"Get your paws off me, you damned dirty ape!"
"There's no need to be rude. It isn't as if hot baths are easy to come by in the jungle."
This is volume 7 of the Jack of Fables paperbacks and it collects issues 36-40. It was again written by Bill Willingham and Matthew Sturges with a one-off story written by Chris Roberson. The art was by various combinations of Tony Akins, Russ Braun, Andrew Pepoy and Jose Marzan, Jr.
The first story is a filler from Chris Roberson called Jack 'n' Apes which is a tale from Jack's past when he was on the run (again) and pitched up in the jungle of West Africa and ran into a colony of Fable apes. The remaining four installments by the regular writing team pick up the story from the end of The Great Fables Crossover. In it Jack (along with sidekick Gary) head off on the road again without a care in the world looking for the next opportunity to make money but along the way they discover that the choices that Jack has made in the past have consequences that only now make themselves apparent. This volume has two plot lines and the second follows Jack's son, with the Snow Queen, Jack Frost as he sets out on the road to adventure and being a hero across the Fables Homelands. However he doesn't find it easy as first real quest - to save a town from rampaging monsters - is further complicated when he has to complete a quest for the monsters in exchange for the release of the townsfolk.
Although only a filler story after the major crossover event, Roberson's story was everything I love about a Jack of Fables story. It was funny and had Jack furiously trying to work an angle at every opportunity - switching allegiances every couple of pages. The riff on the Tarzan legend was great especially his relationship with Jane.

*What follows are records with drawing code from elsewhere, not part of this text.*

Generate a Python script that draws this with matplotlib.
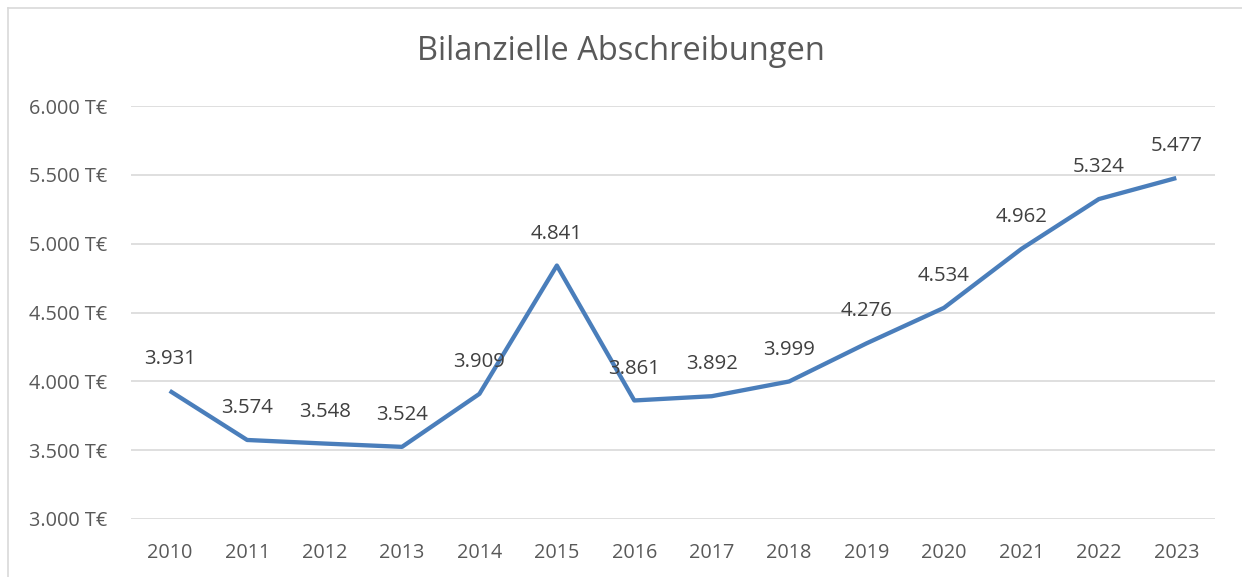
import matplotlib.pyplot as plt
from matplotlib.lines import Line2D

jahre = ["2010", "2011", "2012", "2013", "2014", "2015", "2016",
         "2017", "2018", "2019", "2020", "2021", "2022", "2023"]
abschreibungen = [3931, 3574, 3548, 3524, 3909, 4841, 3861,
                  3892, 3999, 4276, 4534, 4962, 5324, 5477]
y_ticks = [3000, 3500, 4000, 4500, 5000, 5500, 6000]

plt.rcParams['font.family'] = ['Open Sans', 'DejaVu Sans']
text_col = "#595959"

fig = plt.figure(figsize=(12.42, 5.77), dpi=100)
ax = fig.add_axes([131 / 1242, 1 - 519 / 577, (1215 - 131) / 1242, (519 - 106) / 577])

x = list(range(len(jahre)))
ax.plot(x, abschreibungen, color="#4a7ebb", linewidth=3.1, solid_capstyle="butt")

def fmt(v):
    return f"{v:,}".replace(",", ".")

for xi, v in zip(x, abschreibungen):
    ax.annotate(fmt(v), (xi, v), xytext=(0, 23), textcoords="offset points",
                ha="center", va="center", fontsize=14.7, color="#404040")

ax.set_xlim(-0.5, len(jahre) - 0.5)
ax.set_ylim(3000, 6000)
ax.set_yticks(y_ticks)
ax.set_yticklabels([fmt(t) + " T€" for t in y_ticks])
ax.set_xticks(x)
ax.set_xticklabels(jahre)
ax.tick_params(length=0, labelsize=14.3, labelcolor=text_col)
ax.tick_params(axis="x", pad=17)
ax.tick_params(axis="y", pad=17)
ax.grid(axis="y", color="#d9d9d9", linewidth=1.2)
ax.set_axisbelow(True)
for s in ax.spines.values():
    s.set_visible(False)

fig.text(0.5, 1 - 52 / 577, "Bilanzielle Abschreibungen", ha="center", va="center",
         fontsize=23.5, color=text_col)

# chart border
fig.add_artist(Line2D([7.5 / 1242, 7.5 / 1242], [0, 1 - 8 / 577], color="#d9d9d9", linewidth=1.2))
fig.add_artist(Line2D([7.5 / 1242, 1], [1 - 8 / 577, 1 - 8 / 577], color="#d9d9d9", linewidth=1.2))

fig.savefig("out.png", dpi=100)
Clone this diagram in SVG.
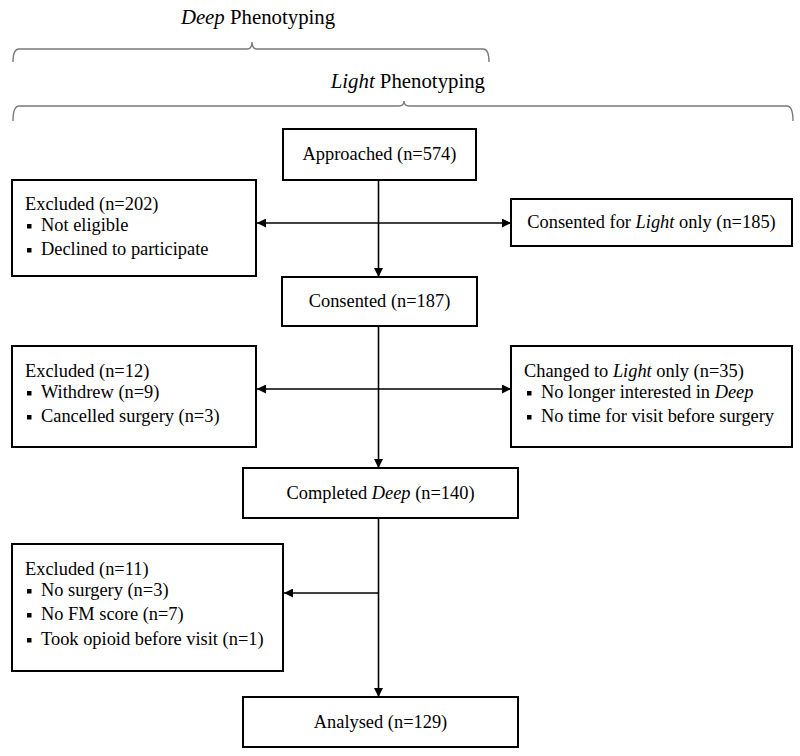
<svg xmlns="http://www.w3.org/2000/svg" width="800" height="756" viewBox="0 0 800 756" font-family="'Liberation Serif', Tinos, 'Times New Roman', 'DejaVu Serif', serif">
<style>
text{font-family:'Liberation Serif', Tinos, 'Times New Roman', 'DejaVu Serif', serif;font-size:18.4px;fill:#000}
.h{font-size:20.8px}
.c{text-anchor:middle}
.box{fill:#fff;stroke:#000;stroke-width:2}
.brace{fill:none;stroke:#7a7a7a;stroke-width:1.4}
.ln{fill:none;stroke:#000;stroke-width:1.6}
.b{fill:#000}
</style>
<defs>
<marker id="ah" viewBox="0 0 10 10" refX="10" refY="5" markerWidth="9" markerHeight="9" markerUnits="userSpaceOnUse" orient="auto">
<path d="M0,0 L10,5 L0,10 Z" fill="#000"/>
</marker>
</defs>
<rect width="800" height="756" fill="#fff"/>

<g id="deep-brace">
<text class="h c" x="258" y="24"><tspan font-style="italic">Deep</tspan> Phenotyping</text>
<path class="brace" d="M13,62 Q13,49 19,49 L247,49 Q252,49 252,42 Q252,49 257,49 L483,49 Q489,49 489,62"/>
</g>
<g id="light-brace">
<text class="h" x="485" y="88" text-anchor="end"><tspan font-style="italic">Light</tspan> Phenotyping</text>
<path class="brace" d="M13,121 Q13,106 19,106 L399,106 Q404,106 404,101 Q404,106 409,106 L787,106 Q793,106 793,121"/>
</g>

<g id="connectors">
<line class="ln" x1="378.5" y1="180" x2="378.5" y2="277" marker-end="url(#ah)"/>
<line class="ln" x1="378.5" y1="223" x2="257" y2="223" marker-end="url(#ah)"/>
<line class="ln" x1="378.5" y1="223" x2="511" y2="223" marker-end="url(#ah)"/>
<line class="ln" x1="378.5" y1="326" x2="378.5" y2="468" marker-end="url(#ah)"/>
<line class="ln" x1="378.5" y1="389" x2="257" y2="389" marker-end="url(#ah)"/>
<line class="ln" x1="378.5" y1="389" x2="511" y2="389" marker-end="url(#ah)"/>
<line class="ln" x1="378.5" y1="518" x2="378.5" y2="697" marker-end="url(#ah)"/>
<line class="ln" x1="378.5" y1="593" x2="284" y2="593" marker-end="url(#ah)"/>
</g>

<g id="approached">
<rect class="box" x="283" y="129" width="193" height="51"/>
<text class="c" x="379.5" y="160">Approached (n=574)</text>
</g>
<g id="excluded202">
<rect class="box" x="12" y="180" width="244" height="96"/>
<text x="25" y="210">Excluded (n=202)</text>
<rect class="b" x="27" y="224" width="4.5" height="4.5"/>
<text x="41" y="231">Not eligible</text>
<rect class="b" x="27" y="248" width="4.5" height="4.5"/>
<text x="41" y="255">Declined to participate</text>
</g>
<g id="consented-light">
<rect class="box" x="511" y="199" width="281" height="47"/>
<text class="c" x="651.5" y="228">Consented for <tspan font-style="italic">Light</tspan> only (n=185)</text>
</g>
<g id="consented">
<rect class="box" x="282" y="277" width="195" height="49"/>
<text class="c" x="379.5" y="307">Consented (n=187)</text>
</g>
<g id="excluded12">
<rect class="box" x="12" y="346" width="244" height="101"/>
<text x="25" y="377">Excluded (n=12)</text>
<rect class="b" x="27" y="391" width="4.5" height="4.5"/>
<text x="41" y="398">Withdrew (n=9)</text>
<rect class="b" x="27" y="415" width="4.5" height="4.5"/>
<text x="41" y="422">Cancelled surgery (n=3)</text>
</g>
<g id="changed-light">
<rect class="box" x="511" y="346" width="281" height="101"/>
<text x="524" y="377">Changed to <tspan font-style="italic">Light</tspan> only (n=35)</text>
<rect class="b" x="527" y="391" width="4.5" height="4.5"/>
<text x="541" y="398">No longer interested in <tspan font-style="italic">Deep</tspan></text>
<rect class="b" x="527" y="415" width="4.5" height="4.5"/>
<text x="541" y="422">No time for visit before surgery</text>
</g>
<g id="completed-deep">
<rect class="box" x="243" y="468" width="275" height="50"/>
<text class="c" x="380.5" y="499">Completed <tspan font-style="italic">Deep</tspan> (n=140)</text>
</g>
<g id="excluded11">
<rect class="box" x="12" y="544" width="271" height="127"/>
<text x="25" y="575">Excluded (n=11)</text>
<rect class="b" x="27" y="589" width="4.5" height="4.5"/>
<text x="41" y="596">No surgery (n=3)</text>
<rect class="b" x="27" y="613" width="4.5" height="4.5"/>
<text x="41" y="620">No FM score (n=7)</text>
<rect class="b" x="27" y="638" width="4.5" height="4.5"/>
<text x="41" y="645">Took opioid before visit (n=1)</text>
</g>
<g id="analysed">
<rect class="box" x="243" y="697" width="275" height="50"/>
<text class="c" x="380.5" y="728">Analysed (n=129)</text>
</g>
</svg>
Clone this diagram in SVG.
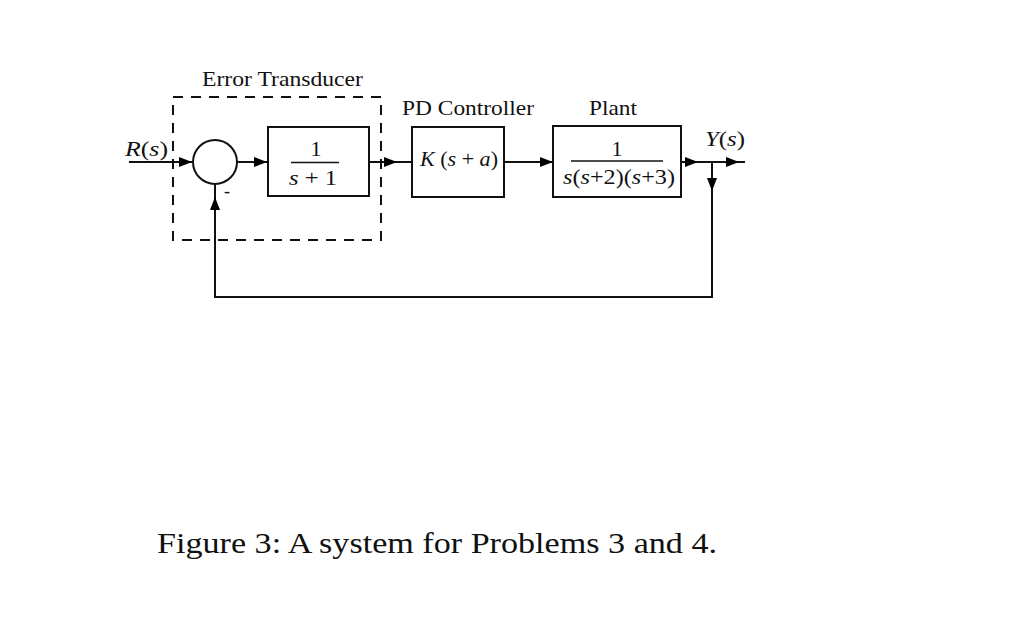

The main story looks like a change of direction, for now at least, with Jack's son taking a more prominent role and showing his father how a true hero acts - although Jack, of course, already believes he is the first and greatest hero of them all. Jack is sidelined as, Dorian Gray style, his past actions literally transform him. I will need to see how this change of direction plays out but it could be interesting with Jack Frost travelling between the worlds of the Homelands looking for adventure opens up the book to perhaps more varied and interesting story ideas. My only worry is that it may become too like the main book if they persist with the formula for too long.